Other examples of statements about transhipment are presented in Commoditylaw`s Coffee & Cocoa Trade Review Edition No. 1.
Sometimes the name of line-haul vessel is accompanied by the statements "intended to connect" and "or substitution", because the feeder vessel may not arrive in time at the port of transhipment and thus fail to connect with the line-haul vessel named in the Bill of Lading.

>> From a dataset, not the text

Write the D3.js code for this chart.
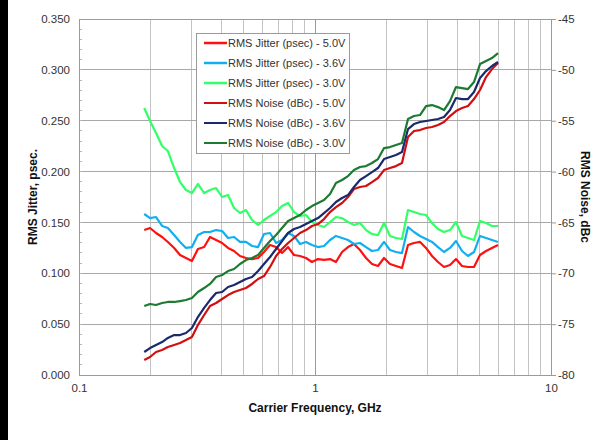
<!DOCTYPE html>
<html><head><meta charset="utf-8">
<script src="https://cdn.jsdelivr.net/npm/d3@7"></script>
<style>html,body{margin:0;padding:0;background:#fff;}svg{display:block;font-family:"Liberation Sans",Arial,sans-serif;}</style>
</head><body>
<svg id="chart" width="606" height="440"></svg>
<script>
const freqGHz = [0.189,0.200,0.212,0.225,0.238,0.253,0.268,0.284,0.301,0.319,0.339,0.359,0.381,0.404,0.428,0.454,0.481,0.510,0.541,0.574,0.608,0.645,0.684,0.725,0.769,0.815,0.864,0.916,0.971,1.030,1.092,1.158,1.227,1.302,1.380,1.463,1.551,1.645,1.744,1.849,1.961,2.079,2.204,2.337,2.478,2.627,2.786,2.954,3.132,3.320,3.521,3.733,3.958,4.197,4.450,4.718,5.003,5.305,5.623,5.963];
const jitter50 = [0.1425,0.1445,0.1396,0.1357,0.1308,0.1249,0.1180,0.1150,0.1121,0.1239,0.1258,0.1357,0.1327,0.1298,0.1249,0.1219,0.1170,0.1150,0.1140,0.1150,0.1209,0.1278,0.1258,0.1199,0.1258,0.1180,0.1170,0.1150,0.1111,0.1140,0.1131,0.1140,0.1111,0.1209,0.1258,0.1288,0.1229,0.1150,0.1091,0.1072,0.1150,0.1091,0.1072,0.1052,0.1278,0.1298,0.1308,0.1249,0.1170,0.1111,0.1062,0.1081,0.1140,0.1072,0.1062,0.1062,0.1180,0.1219,0.1249,0.1278];
const jitter36 = [0.1583,0.1543,0.1553,0.1465,0.1445,0.1376,0.1308,0.1249,0.1258,0.1376,0.1406,0.1406,0.1425,0.1416,0.1347,0.1357,0.1308,0.1308,0.1268,0.1258,0.1386,0.1396,0.1298,0.1327,0.1396,0.1367,0.1288,0.1308,0.1278,0.1258,0.1268,0.1327,0.1367,0.1347,0.1327,0.1288,0.1298,0.1258,0.1219,0.1229,0.1308,0.1229,0.1209,0.1199,0.1455,0.1406,0.1367,0.1337,0.1308,0.1258,0.1209,0.1249,0.1317,0.1219,0.1170,0.1209,0.1367,0.1347,0.1327,0.1308];
const jitter30 = [0.2625,0.2497,0.2379,0.2251,0.2202,0.2035,0.1897,0.1819,0.1789,0.1878,0.1789,0.1819,0.1838,0.1750,0.1770,0.1642,0.1593,0.1622,0.1524,0.1475,0.1524,0.1563,0.1602,0.1661,0.1691,0.1602,0.1563,0.1573,0.1504,0.1475,0.1455,0.1504,0.1553,0.1543,0.1504,0.1475,0.1494,0.1425,0.1386,0.1376,0.1494,0.1367,0.1347,0.1337,0.1622,0.1602,0.1583,0.1573,0.1494,0.1435,0.1406,0.1425,0.1504,0.1367,0.1347,0.1327,0.1514,0.1494,0.1465,0.1465];
const noise50 = [-78.53,-78.23,-77.74,-77.54,-77.25,-77.05,-76.85,-76.56,-76.26,-75.09,-74.10,-73.22,-72.92,-72.53,-72.14,-71.84,-71.64,-71.45,-71.05,-70.56,-70.27,-69.38,-68.30,-67.61,-67.02,-66.53,-66.04,-65.75,-65.35,-65.16,-64.67,-63.98,-63.49,-63.09,-62.50,-61.72,-61.52,-61.42,-61.03,-60.63,-59.85,-59.65,-59.46,-59.16,-56.60,-56.01,-55.92,-55.72,-55.62,-55.42,-55.13,-54.54,-54.05,-53.75,-53.56,-52.87,-51.98,-50.71,-49.92,-49.33];
const noise36 = [-77.74,-77.35,-77.05,-76.76,-76.36,-76.07,-76.07,-75.87,-75.38,-74.30,-73.41,-72.63,-71.94,-71.84,-71.35,-71.15,-70.86,-70.56,-70.37,-69.78,-69.09,-68.40,-67.61,-66.83,-66.04,-65.65,-65.45,-65.16,-64.86,-64.57,-64.08,-63.58,-62.99,-62.60,-62.31,-61.52,-60.83,-60.44,-60.05,-59.65,-58.77,-58.57,-58.37,-58.08,-55.82,-55.33,-55.13,-55.03,-54.93,-54.83,-54.64,-53.95,-52.77,-52.87,-52.87,-52.18,-50.80,-50.12,-49.62,-49.23];
const noise30 = [-73.22,-73.02,-73.12,-72.92,-72.82,-72.82,-72.73,-72.63,-72.43,-71.84,-71.45,-71.05,-70.37,-70.17,-69.78,-69.58,-69.09,-68.70,-68.50,-68.20,-67.52,-66.83,-66.24,-65.55,-64.86,-64.57,-64.27,-63.78,-63.39,-63.09,-62.80,-62.21,-61.13,-60.83,-60.44,-59.85,-59.55,-59.46,-59.16,-58.77,-57.69,-57.59,-57.39,-57.19,-54.83,-54.54,-54.44,-53.56,-53.46,-53.66,-53.95,-53.07,-51.69,-51.79,-51.89,-51.20,-49.43,-49.13,-48.84,-48.35];

const seriesNames = ["RMS Jitter (psec) - 5.0V","RMS Jitter (psec) - 3.6V","RMS Jitter (psec) - 3.0V","RMS Noise (dBc) - 5.0V","RMS Noise (dBc) - 3.6V","RMS Noise (dBc) - 3.0V"];
const leftTicks = [0,0.05,0.10,0.15,0.20,0.25,0.30,0.35];
const rightTicks = [-80,-75,-70,-65,-60,-55,-50,-45];
const xTicks = [0.1,1,10];
const xTickLabels = ["0.1","1","10"];

const svg = d3.select("#chart");
const L=79, R=551, T=19, B=375;
const x = d3.scaleLog().domain([0.1,10]).range([L,R]);
const yL = d3.scaleLinear().domain([0,0.35]).range([B,T]);
const yR = d3.scaleLinear().domain([-80,-45]).range([B,T]);

svg.append("rect").attr("x",0).attr("y",0).attr("width",606).attr("height",440).attr("fill","#fff");
svg.append("rect").attr("x",0).attr("y",0).attr("width",8).attr("height",440).attr("fill","#000");

// vertical grid
const minorX = [];
[0.1,1].forEach(d=>{for(let k=2;k<=9;k++) minorX.push(+(d*k).toFixed(2));});
svg.append("g").selectAll("line").data(minorX).join("line")
  .attr("x1",d=>x(d)).attr("x2",d=>x(d)).attr("y1",T).attr("y2",B)
  .attr("stroke","#c4c4c4").attr("stroke-width",1).attr("shape-rendering","crispEdges");
svg.append("line").attr("x1",x(1)).attr("x2",x(1)).attr("y1",T).attr("y2",B)
  .attr("stroke","#9a9a9a").attr("stroke-width",1).attr("shape-rendering","crispEdges");
// horizontal grid
svg.append("g").selectAll("line").data(leftTicks).join("line")
  .attr("x1",L).attr("x2",R).attr("y1",d=>yL(d)).attr("y2",d=>yL(d))
  .attr("stroke","#a8a8a8").attr("stroke-width",1).attr("shape-rendering","crispEdges");
// minor ticks on left
const minorY = d3.range(0,36).map(i=>i/100);
svg.append("g").selectAll("line").data(minorY).join("line")
  .attr("x1",L).attr("x2",L+3).attr("y1",d=>yL(d)).attr("y2",d=>yL(d))
  .attr("stroke","#b8b8b8").attr("shape-rendering","crispEdges");

// frame
svg.append("rect").attr("x",L).attr("y",T).attr("width",R-L).attr("height",B-T)
  .attr("fill","none").attr("stroke","#9a9a9a").attr("shape-rendering","crispEdges");

// axes
const axL = svg.append("g").attr("transform",`translate(${L},0)`)
  .call(d3.axisLeft(yL).tickValues(leftTicks).tickFormat(d3.format(".3f")).tickSize(0).tickPadding(9));
const axR = svg.append("g").attr("transform",`translate(${R},0)`)
  .call(d3.axisRight(yR).tickValues(rightTicks).tickFormat(d=>String(d)).tickSize(5).tickPadding(2));
const axB = svg.append("g").attr("transform",`translate(0,${B})`)
  .call(d3.axisBottom(x).tickValues(xTicks).tickFormat((d,i)=>xTickLabels[i]).tickSize(0).tickPadding(9));
[axL,axR,axB].forEach(a=>{
  a.select(".domain").remove();
  a.selectAll("text").attr("font-size","11.5px").attr("fill","#333").attr("font-family","'Liberation Sans',Arial,sans-serif");
  a.selectAll("line").attr("stroke","#9a9a9a");
});

// titles
svg.append("text").attr("x",315).attr("y",412).attr("text-anchor","middle")
  .attr("font-size","12px").attr("font-weight","bold").attr("fill","#111").text("Carrier Frequency, GHz");
svg.append("text").attr("transform","translate(37,197) rotate(-90)").attr("text-anchor","middle")
  .attr("font-size","12px").attr("font-weight","bold").attr("fill","#111").text("RMS Jitter, psec.");
svg.append("text").attr("transform","translate(581,197) rotate(90)").attr("text-anchor","middle")
  .attr("font-size","12px").attr("font-weight","bold").attr("fill","#111").text("RMS Noise, dBc");

const colors = ["#ff1010","#10b0f0","#33ff66","#d01010","#1a2a6c","#1c7a32"];
const jit = [jitter50,jitter36,jitter30];
const noi = [noise50,noise36,noise30];
const lineL = d3.line().x((d,i)=>x(freqGHz[i])).y(d=>yL(d));
const lineR = d3.line().x((d,i)=>x(freqGHz[i])).y(d=>yR(d));
const gl = svg.append("g");
jit.forEach((s,k)=>gl.append("path").attr("d",lineL(s)).attr("fill","none").attr("stroke",colors[k]).attr("stroke-width",2.2).attr("stroke-linejoin","round"));
noi.forEach((s,k)=>gl.append("path").attr("d",lineR(s)).attr("fill","none").attr("stroke",colors[k+3]).attr("stroke-width",2.2).attr("stroke-linejoin","round"));

// legend
const lg = svg.append("g");
lg.append("rect").attr("x",196).attr("y",33).attr("width",153).attr("height",120)
  .attr("fill","#fff").attr("stroke","#9a9a9a").attr("shape-rendering","crispEdges");
seriesNames.forEach((n,i)=>{
  const yy = 43 + i*20;
  lg.append("line").attr("x1",204).attr("x2",227).attr("y1",yy).attr("y2",yy)
    .attr("stroke",colors[i]).attr("stroke-width",i<3?2.5:2);
  lg.append("text").attr("x",228).attr("y",yy+4).attr("font-size","11px").attr("fill","#333").text(n);
});
</script>
</body></html>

by Vlad Cioarec, International Trade Consultant

This article has been published in Commoditylaw`s Coffee & Cocoa Trade Review Edition No. 1.


Endnotes:

1. 595 F. Supp. 153 (S.D.N.Y. 1984)
2. The liberty clause is a Bill of Lading clause giving the carrier the right to proceed by any route and to tranship the containerised goods from one vessel to another at any port. The liberty clause is commonly included by the container shipping lines in their Bills of Lading`s terms and conditions.
3. Clause 4 of Sea-Land Bill of Lading`s terms and conditions had the following provisions: "It is specifically agreed, without any limitation of the foregoing, that all goods, containers, trailers, or vans may be transferred, transhipped, and carried on several vessels en route in the port of shipment to the port of destination and such transfer, transhipment or change in vessel shall not constitute a deviation; and such transfers and transhipments on various vessels is contemplated, and anticipated by the shipper and owner of the goods."
4. The Greek shipping agent of Sea-Land testified that the consignee Parnass International Trade & Oil was made aware of Sea-Land`s relay system and had dealt with Sea-Land on previous occasions in which Sea-Land had utilized its relay system.
5. 58 F.3d 1350 (9th Cir. 1995)
6. [2005] EWHC 307 (Comm)
7. However, see the provisions of art.20 (c) (ii) which stipulate that: "A bill of lading indicating that transhipment will or may take place is acceptable, even if the credit prohibits transhipment, if the goods have been shipped in a container, ... as evidenced by the bill of lading."
8. 575 F. Supp. 239 (S.D.N.Y. 1983)
9. Hyundai Merchant Marine`s Bills of Lading are issued with such statements.